> [WHAT IS BEING ASKED]:
Retype only the lines from the top of the records to the line with "(0,0) rectangle (1249,615);", including that line but none of the pictures.
___ DATA LISTING ___
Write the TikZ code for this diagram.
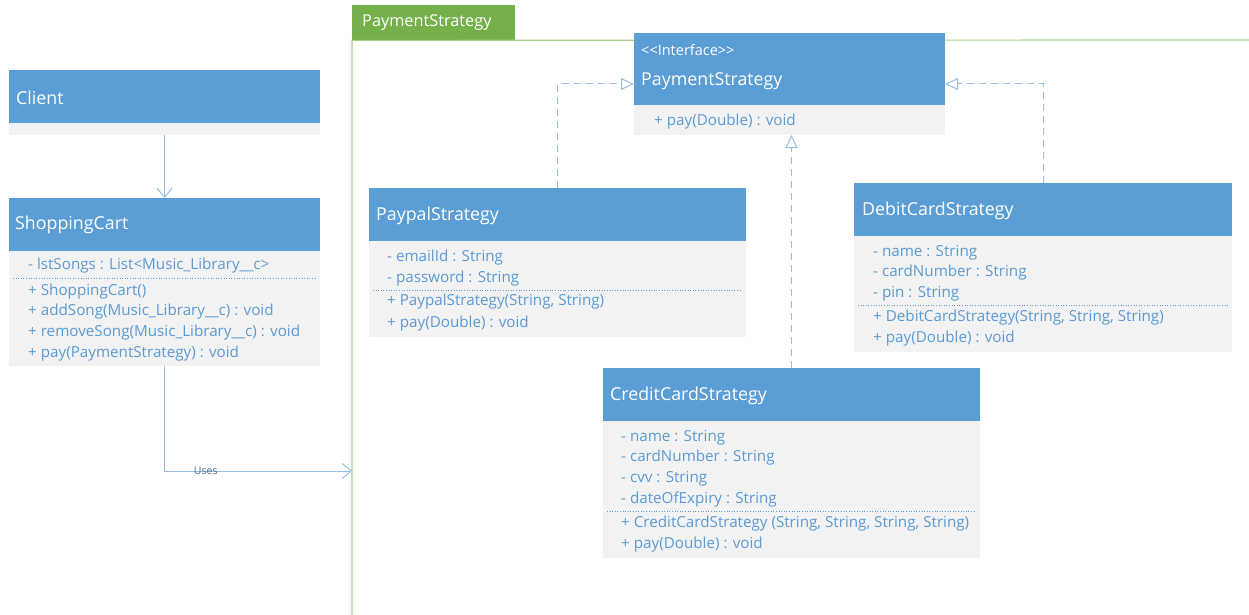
\documentclass[tikz,border=0pt]{standalone}
\usepackage{fontspec}
\setmainfont{Open Sans}
\usetikzlibrary{arrows.meta}
\definecolor{hdr}{RGB}{91,157,213}
\definecolor{bodyg}{RGB}{242,242,242}
\definecolor{txt}{RGB}{91,155,213}
\definecolor{conn}{RGB}{150,190,228}
\definecolor{pkg}{RGB}{118,176,74}
\definecolor{pkgline}{RGB}{169,209,142}
\begin{document}
\begin{tikzpicture}[x=1pt,y=-1pt,
  hdrbox/.style={fill=hdr, anchor=north west, inner sep=0pt, outer sep=0pt},
  bodybox/.style={fill=bodyg, anchor=north west, inner sep=0pt, outer sep=0pt},
  htext/.style={anchor=west, text=white, inner sep=0pt, font=\fontsize{17.8}{21}\selectfont},
  btext/.style={anchor=west, text=txt, inner sep=0pt, font=\fontsize{15.2}{18}\selectfont},
  sep/.style={draw=txt, dotted, line width=0.6pt},
  assoc/.style={draw=conn, line width=1pt, -{Straight Barb[length=9pt,width=15pt]}},
  real/.style={draw=conn, line width=1pt, dash pattern=on 7pt off 5pt, -{Triangle[open,length=13pt,width=12pt,fill=white]}},
  pkgframe/.style={draw=pkgline, line width=1.2pt}]
\useasboundingbox (0,0) rectangle (1249,615);

% package frame
\node[fill=pkg, anchor=north west, inner sep=0pt, minimum width=163pt, minimum height=35pt] (pkgTab) at (352,5) {};
\node[anchor=west, text=white, inner sep=0pt, font=\fontsize{16.3}{19}\selectfont] (pkgT) at (362,23) {PaymentStrategy};
\coordinate (frameBL) at (352,615);
\coordinate (frameTR) at (1249,40);
\draw[pkgframe] (frameBL) -- (pkgTab.south west) -- (frameTR);

% Client
\node[hdrbox, minimum width=311pt, minimum height=53pt] (clientH) at (9,70) {};
\node[bodybox, minimum width=311pt, minimum height=12pt] (clientB) at (9,123) {};
\node[htext] (clientT) at (16,98) {Client};

% ShoppingCart
\node[hdrbox, minimum width=311pt, minimum height=53pt] (scH) at (9,198) {};
\node[bodybox, minimum width=311pt, minimum height=115pt] (scB) at (9,251) {};
\node[htext] (scT) at (15,225) {ShoppingCart};
\node[btext] (sc1) at (28,266) {- lstSongs : List{<}Music\_Library\_\_c{>}};
\draw[sep] (13,278) -- (316,278);
\node[btext] (sc2) at (28,292) {+ ShoppingCart()};
\node[btext] (sc3) at (28,312) {+ addSong(Music\_Library\_\_c) : void};
\node[btext] (sc4) at (28,333) {+ removeSong(Music\_Library\_\_c) : void};
\node[btext] (sc5) at (28,354) {+ pay(PaymentStrategy) : void};

% Interface
\node[hdrbox, minimum width=311pt, minimum height=72pt] (ifH) at (634,33) {};
\node[bodybox, minimum width=311pt, minimum height=30pt] (ifB) at (634,105) {};
\node[anchor=west, text=white, inner sep=0pt, font=\fontsize{14.5}{17}\selectfont] (ifS) at (641,50) {{<}{<}Interface{>}{>}};
\node[htext] (ifT) at (641,81) {PaymentStrategy};
\node[btext] (if1) at (654,122) {+ pay(Double) : void};

% Paypal
\node[hdrbox, minimum width=377pt, minimum height=53pt] (ppH) at (369,188) {};
\node[bodybox, minimum width=377pt, minimum height=96pt] (ppB) at (369,241) {};
\node[htext] (ppT) at (376,216) {PaypalStrategy};
\node[btext] (pp1) at (387,258) {- emailId : String};
\node[btext] (pp2) at (387,279) {- password : String};
\draw[sep] (373,290) -- (742,290);
\node[btext] (pp3) at (387,302) {+ PaypalStrategy(String, String)};
\node[btext] (pp4) at (387,324) {+ pay(Double) : void};

% Debit
\node[hdrbox, minimum width=378pt, minimum height=53pt] (dbH) at (854,183) {};
\node[bodybox, minimum width=378pt, minimum height=116pt] (dbB) at (854,236) {};
\node[htext] (dbT) at (862,211) {DebitCardStrategy};
\node[btext] (db1) at (873,253) {- name : String};
\node[btext] (db2) at (873,273) {- cardNumber : String};
\node[btext] (db3) at (873,294) {- pin : String};
\draw[sep] (858,305) -- (1228,305);
\node[btext] (db4) at (873,318) {+ DebitCardStrategy(String, String, String)};
\node[btext] (db5) at (873,339) {+ pay(Double) : void};

% Credit
\node[hdrbox, minimum width=377pt, minimum height=53pt] (ccH) at (603,368) {};
\node[bodybox, minimum width=377pt, minimum height=137pt] (ccB) at (603,421) {};
\node[htext] (ccT) at (610,396) {CreditCardStrategy};
\node[btext] (cc1) at (621,438) {- name : String};
\node[btext] (cc2) at (621,458) {- cardNumber : String};
\node[btext] (cc3) at (621,479) {- cvv : String};
\node[btext] (cc4) at (621,500) {- dateOfExpiry : String};
\draw[sep] (607,511) -- (976,511);
\node[btext] (cc5) at (621,524) {+ CreditCardStrategy (String, String, String, String)};
\node[btext] (cc6) at (621,545) {+ pay(Double) : void};

% connectors
\draw[assoc] (clientB.south) -- (scH.north);
\coordinate (usesEnd) at (352,471);
\draw[assoc] (scB.south) |- node[pos=0.61, text=txt!70!black, inner sep=0pt, font=\fontsize{10.5}{12}\selectfont] (usesL) {Uses} (usesEnd);
\draw[real] (ppH.north) |- ([yshift=-15pt]ifH.west);
\draw[real] (dbH.north) |- ([yshift=-15pt]ifH.east);
\draw[real] (ccH.north) -- (ccH.north |- ifB.south);
\end{tikzpicture}
\end{document}
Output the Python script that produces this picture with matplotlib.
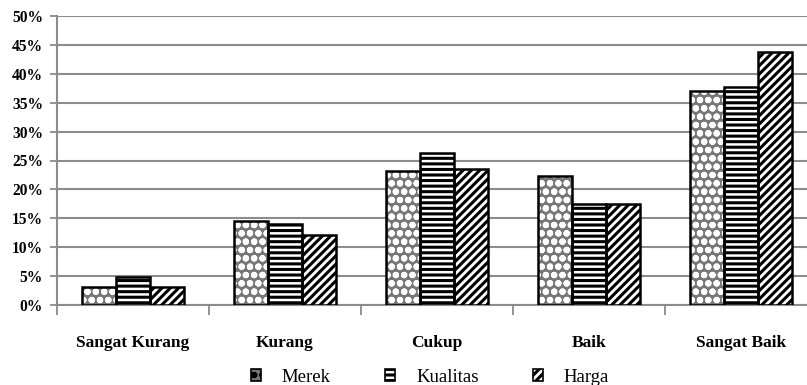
import numpy as np
import matplotlib
matplotlib.use("Agg")
import matplotlib.pyplot as plt
from matplotlib.patches import Patch

plt.rcParams['font.family'] = ['Liberation Serif', 'DejaVu Serif']
plt.rcParams['hatch.linewidth'] = 2.2

categories = ['Sangat Kurang', 'Kurang', 'Cukup', 'Baik', 'Sangat Baik']
merek = [3.1, 14.5, 23.1, 22.4, 37.0]
kualitas = [4.8, 14.1, 26.3, 17.4, 37.7]
harga = [3.1, 12.1, 23.6, 17.5, 43.8]
series_names = ['Merek', 'Kualitas', 'Harga']

# face colour, hatch, hatch colour for each series
styles = [
    ('#777777', 'oo', 'white'),
    ('white', '---', 'black'),
    ('white', '////', 'black'),
]

fig = plt.figure(figsize=(8.07, 3.85), dpi=100)
# axes runs a little past the right edge of the figure
ax = fig.add_axes([57 / 807, 1 - 305 / 385, 760 / 807, 289 / 385])

x = np.arange(len(categories))
w = 0.224
for i, vals in enumerate([merek, kualitas, harga]):
    fc, h, hc = styles[i]
    ax.bar(x + (i - 1) * w, vals, width=w, facecolor=fc, hatch=h,
           edgecolor=hc, linewidth=0, zorder=3)
    ax.bar(x + (i - 1) * w, vals, width=w, fill=False, edgecolor='black',
           linewidth=1.8, zorder=4)

ax.set_xlim(-0.5, len(categories) - 0.5)
ax.set_ylim(0, 50)
ax.set_yticks(np.arange(0, 51, 5))
ax.set_yticklabels([f'{v}%' for v in range(0, 51, 5)], fontsize=11.2, fontweight='bold')
ax.yaxis.grid(True, color='#8c8c8c', linewidth=1.5, zorder=0)

ax.set_xticks(np.arange(len(categories) + 1) - 0.5)
ax.set_xticklabels([])
ax.tick_params(axis='x', length=7, width=1.3, color='#8c8c8c')
ax.tick_params(axis='y', length=5, width=1.3, color='#8c8c8c', pad=5)
for i, c in enumerate(categories):
    ax.text(i, -6.6, c, ha='center', va='center', fontsize=12.5, fontweight='bold')

for s in ['top', 'right']:
    ax.spines[s].set_visible(False)
for s in ['left', 'bottom']:
    ax.spines[s].set_color('#8c8c8c')
    ax.spines[s].set_linewidth(1.5)

handles = [Patch(facecolor=fc, hatch=h, edgecolor='black', linewidth=1.2, label=n)
           for (fc, h, hc), n in zip(styles, series_names)]
fig.legend(handles=handles, loc='center', bbox_to_anchor=(430 / 807, 1 - 377 / 385),
           ncol=3, frameon=False, fontsize=13.5, handlelength=0.55, handleheight=0.55,
           columnspacing=2.9, handletextpad=1.1)

fig.savefig('out.png', dpi=100)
___
> [FULL OUTPUT]:
Write the TikZ code for this diagram.
\documentclass[tikz,border=0pt]{standalone}
\usepackage{fontspec}
\setmainfont{Open Sans}
\usetikzlibrary{arrows.meta}
\definecolor{hdr}{RGB}{91,157,213}
\definecolor{bodyg}{RGB}{242,242,242}
\definecolor{txt}{RGB}{91,155,213}
\definecolor{conn}{RGB}{150,190,228}
\definecolor{pkg}{RGB}{118,176,74}
\definecolor{pkgline}{RGB}{169,209,142}
\begin{document}
\begin{tikzpicture}[x=1pt,y=-1pt,
  hdrbox/.style={fill=hdr, anchor=north west, inner sep=0pt, outer sep=0pt},
  bodybox/.style={fill=bodyg, anchor=north west, inner sep=0pt, outer sep=0pt},
  htext/.style={anchor=west, text=white, inner sep=0pt, font=\fontsize{17.8}{21}\selectfont},
  btext/.style={anchor=west, text=txt, inner sep=0pt, font=\fontsize{15.2}{18}\selectfont},
  sep/.style={draw=txt, dotted, line width=0.6pt},
  assoc/.style={draw=conn, line width=1pt, -{Straight Barb[length=9pt,width=15pt]}},
  real/.style={draw=conn, line width=1pt, dash pattern=on 7pt off 5pt, -{Triangle[open,length=13pt,width=12pt,fill=white]}},
  pkgframe/.style={draw=pkgline, line width=1.2pt}]
\useasboundingbox (0,0) rectangle (1249,615);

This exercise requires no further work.